# THE TASK:
Restate the listing that follows word for word, without its pictures.

***

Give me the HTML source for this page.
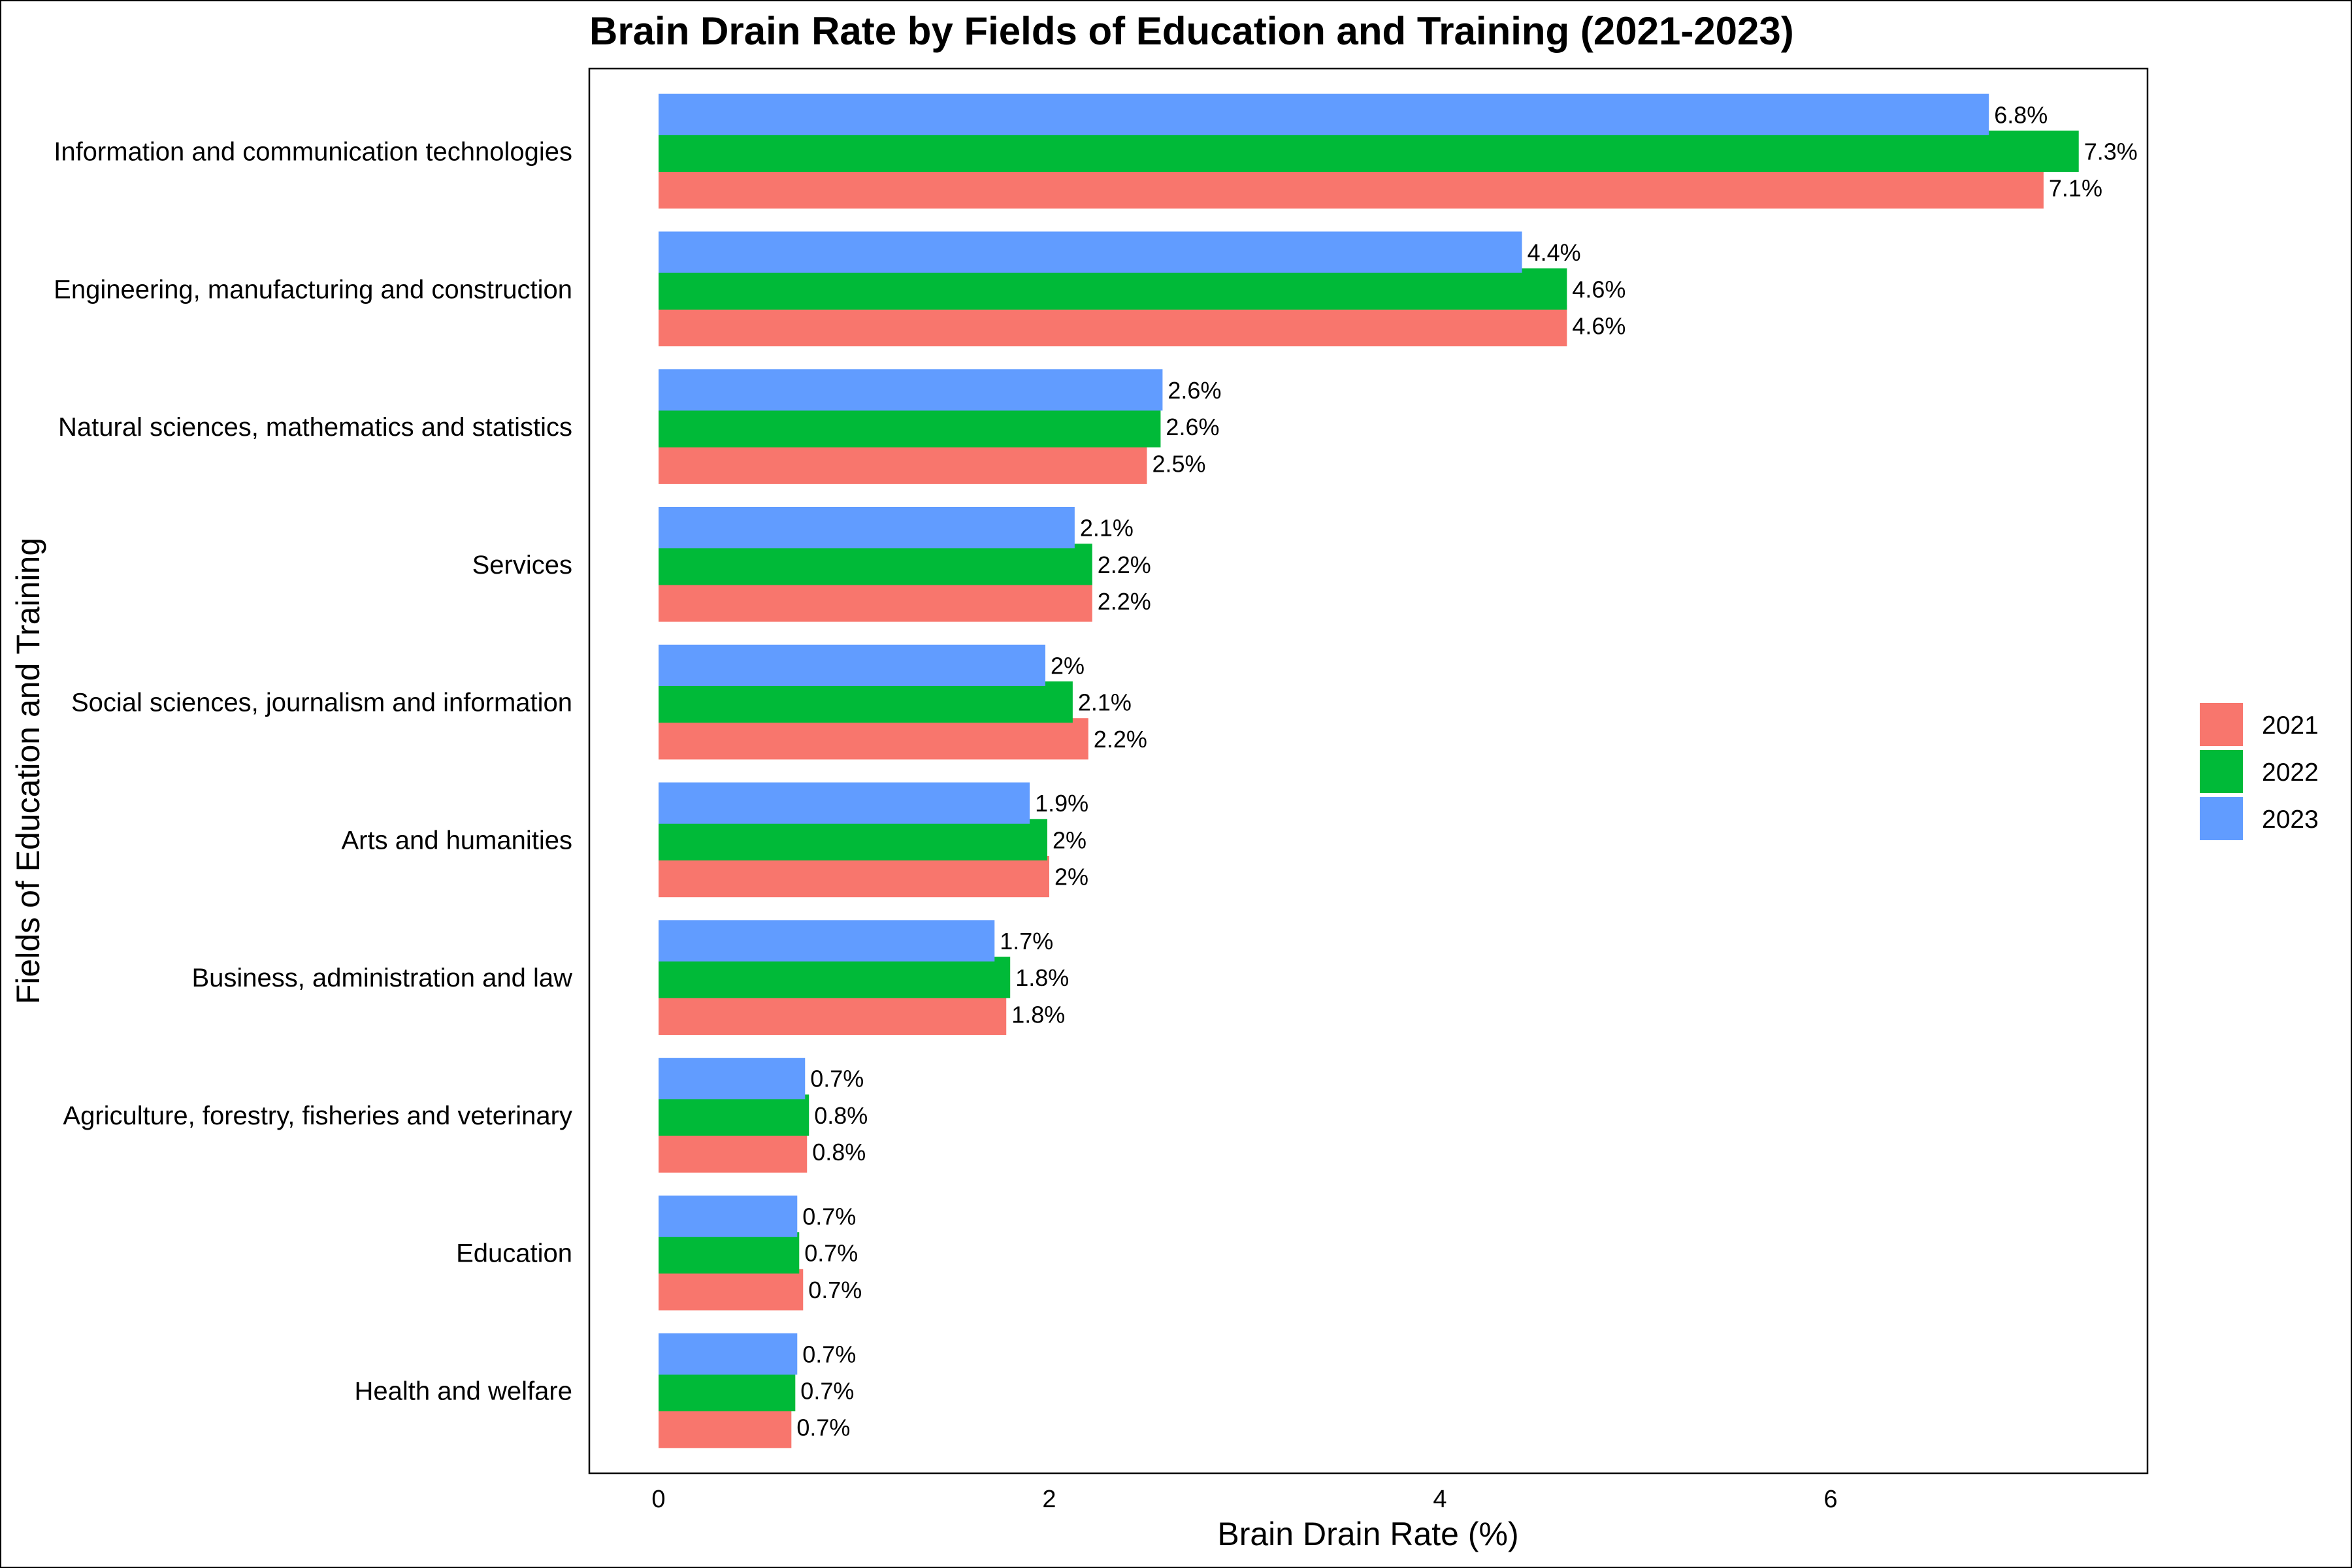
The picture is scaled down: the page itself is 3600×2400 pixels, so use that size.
<!DOCTYPE html>
<html><head><meta charset="utf-8"><style>
html,body{margin:0;padding:0;background:#fff}
svg{display:block;font-family:"Liberation Sans",Arial,sans-serif}
</style></head><body>
<svg id="chart" width="3600" height="2400" viewBox="0 0 3600 2400" xmlns="http://www.w3.org/2000/svg">
<rect x="1" y="1" width="3598" height="2398" fill="#fff" stroke="#000" stroke-width="2"/>
<text x="902" y="68" font-size="60" font-weight="bold">Brain Drain Rate by Fields of Education and Training (2021-2023)</text>
<rect x="902" y="105" width="2385" height="2150" fill="#fff" stroke="#000" stroke-width="2.5"/>
<g id="bars"></g>
<g id="labels"></g>
<g id="yaxis"></g>
<g id="xaxis"></g>
<text x="2094" y="2365" font-size="50" text-anchor="middle">Brain Drain Rate (%)</text>
<text transform="translate(60,1180) rotate(-90)" font-size="50" text-anchor="middle">Fields of Education and Training</text>
<g id="legend"></g>
</svg>
<script>
const categories = ["Information and communication technologies","Engineering, manufacturing and construction","Natural sciences, mathematics and statistics","Services","Social sciences, journalism and information","Arts and humanities","Business, administration and law","Agriculture, forestry, fisheries and veterinary","Education","Health and welfare"];
const series2021 = [7.09,4.65,2.5,2.22,2.2,2.0,1.78,0.76,0.74,0.68];
const series2022 = [7.27,4.65,2.57,2.22,2.12,1.99,1.8,0.77,0.72,0.7];
const series2023 = [6.81,4.42,2.58,2.13,1.98,1.9,1.72,0.75,0.71,0.71];
const labels2021 = ["7.1%","4.6%","2.5%","2.2%","2.2%","2%","1.8%","0.8%","0.7%","0.7%"];
const labels2022 = ["7.3%","4.6%","2.6%","2.2%","2.1%","2%","1.8%","0.8%","0.7%","0.7%"];
const labels2023 = ["6.8%","4.4%","2.6%","2.1%","2%","1.9%","1.7%","0.7%","0.7%","0.7%"];
const xTicks = [0,2,4,6];
const years = ["2021","2022","2023"];
const colors = ["#F8766D","#00BA38","#619CFF"];

const NS="http://www.w3.org/2000/svg";
const X0=1008, XS=299, PT=105, PH=2150;
const unit=PH/10.2;
function xScale(v){return X0+v*XS;}
function yCenter(i){return PT+(0.6+i)*unit;}
function mk(tag,attrs,parent,txt){const e=document.createElementNS(NS,tag);for(const k in attrs)e.setAttribute(k,attrs[k]);if(txt!==undefined)e.textContent=txt;parent.appendChild(e);return e;}
const bars=document.getElementById('bars'), labs=document.getElementById('labels');
const allSeries=[series2021,series2022,series2023], allLabels=[labels2021,labels2022,labels2023];
const dodge=0.2667*unit, bh=0.3*unit;
for(let s=0;s<=2;s++){
  const off=(s===0?1:(s===1?0:-1))*dodge;
  categories.forEach((c,i)=>{
    const yc=yCenter(i)+off;
    const r=mk('rect',{x:xScale(0),y:yc-bh/2,width:xScale(allSeries[s][i])-xScale(0),height:bh,fill:colors[s]},bars);
    
    
    const t=mk('text',{x:xScale(allSeries[s][i])+8,y:yc+13,'font-size':36},labs,allLabels[s][i]);
    
    
  });
}
const ya=document.getElementById('yaxis');
categories.forEach((c,i)=>{
  const t=mk('text',{x:876,y:yCenter(i)+14,'font-size':40,'text-anchor':'end'},ya,c);
  
  
});
const xa=document.getElementById('xaxis');
xTicks.forEach(v=>{
  const t=mk('text',{x:xScale(v),y:2307,'font-size':38,'text-anchor':'middle'},xa,String(v));
  
  
});
const lg=document.getElementById('legend');
years.forEach((y,k)=>{
  const r=mk('rect',{x:3367,y:1076+k*72,width:66,height:66,fill:colors[k]},lg);
  
  
  const t=mk('text',{x:3462,y:1109+k*72+14,'font-size':39},lg,y);
  
  
});
</script>
</body></html>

***

# REPLY:
Give me the HTML source for this page.
The picture is scaled down: the page itself is 3600×2400 pixels, so use that size.
<!DOCTYPE html>
<html><head><meta charset="utf-8"><style>
html,body{margin:0;padding:0;background:#fff}
svg{display:block;font-family:"Liberation Sans",Arial,sans-serif}
</style></head><body>
<svg id="chart" width="3600" height="2400" viewBox="0 0 3600 2400" xmlns="http://www.w3.org/2000/svg">
<rect x="1" y="1" width="3598" height="2398" fill="#fff" stroke="#000" stroke-width="2"/>
<text x="902" y="68" font-size="60" font-weight="bold">Brain Drain Rate by Fields of Education and Training (2021-2023)</text>
<rect x="902" y="105" width="2385" height="2150" fill="#fff" stroke="#000" stroke-width="2.5"/>
<g id="bars"></g>
<g id="labels"></g>
<g id="yaxis"></g>
<g id="xaxis"></g>
<text x="2094" y="2365" font-size="50" text-anchor="middle">Brain Drain Rate (%)</text>
<text transform="translate(60,1180) rotate(-90)" font-size="50" text-anchor="middle">Fields of Education and Training</text>
<g id="legend"></g>
</svg>
<script>
const categories = ["Information and communication technologies","Engineering, manufacturing and construction","Natural sciences, mathematics and statistics","Services","Social sciences, journalism and information","Arts and humanities","Business, administration and law","Agriculture, forestry, fisheries and veterinary","Education","Health and welfare"];
const series2021 = [7.09,4.65,2.5,2.22,2.2,2.0,1.78,0.76,0.74,0.68];
const series2022 = [7.27,4.65,2.57,2.22,2.12,1.99,1.8,0.77,0.72,0.7];
const series2023 = [6.81,4.42,2.58,2.13,1.98,1.9,1.72,0.75,0.71,0.71];
const labels2021 = ["7.1%","4.6%","2.5%","2.2%","2.2%","2%","1.8%","0.8%","0.7%","0.7%"];
const labels2022 = ["7.3%","4.6%","2.6%","2.2%","2.1%","2%","1.8%","0.8%","0.7%","0.7%"];
const labels2023 = ["6.8%","4.4%","2.6%","2.1%","2%","1.9%","1.7%","0.7%","0.7%","0.7%"];
const xTicks = [0,2,4,6];
const years = ["2021","2022","2023"];
const colors = ["#F8766D","#00BA38","#619CFF"];

const NS="http://www.w3.org/2000/svg";
const X0=1008, XS=299, PT=105, PH=2150;
const unit=PH/10.2;
function xScale(v){return X0+v*XS;}
function yCenter(i){return PT+(0.6+i)*unit;}
function mk(tag,attrs,parent,txt){const e=document.createElementNS(NS,tag);for(const k in attrs)e.setAttribute(k,attrs[k]);if(txt!==undefined)e.textContent=txt;parent.appendChild(e);return e;}
const bars=document.getElementById('bars'), labs=document.getElementById('labels');
const allSeries=[series2021,series2022,series2023], allLabels=[labels2021,labels2022,labels2023];
const dodge=0.2667*unit, bh=0.3*unit;
for(let s=0;s<=2;s++){
  const off=(s===0?1:(s===1?0:-1))*dodge;
  categories.forEach((c,i)=>{
    const yc=yCenter(i)+off;
    const r=mk('rect',{x:xScale(0),y:yc-bh/2,width:xScale(allSeries[s][i])-xScale(0),height:bh,fill:colors[s]},bars);
    
    
    const t=mk('text',{x:xScale(allSeries[s][i])+8,y:yc+13,'font-size':36},labs,allLabels[s][i]);
    
    
  });
}
const ya=document.getElementById('yaxis');
categories.forEach((c,i)=>{
  const t=mk('text',{x:876,y:yCenter(i)+14,'font-size':40,'text-anchor':'end'},ya,c);
  
  
});
const xa=document.getElementById('xaxis');
xTicks.forEach(v=>{
  const t=mk('text',{x:xScale(v),y:2307,'font-size':38,'text-anchor':'middle'},xa,String(v));
  
  
});
const lg=document.getElementById('legend');
years.forEach((y,k)=>{
  const r=mk('rect',{x:3367,y:1076+k*72,width:66,height:66,fill:colors[k]},lg);
  
  
  const t=mk('text',{x:3462,y:1109+k*72+14,'font-size':39},lg,y);
  
  
});
</script>
</body></html>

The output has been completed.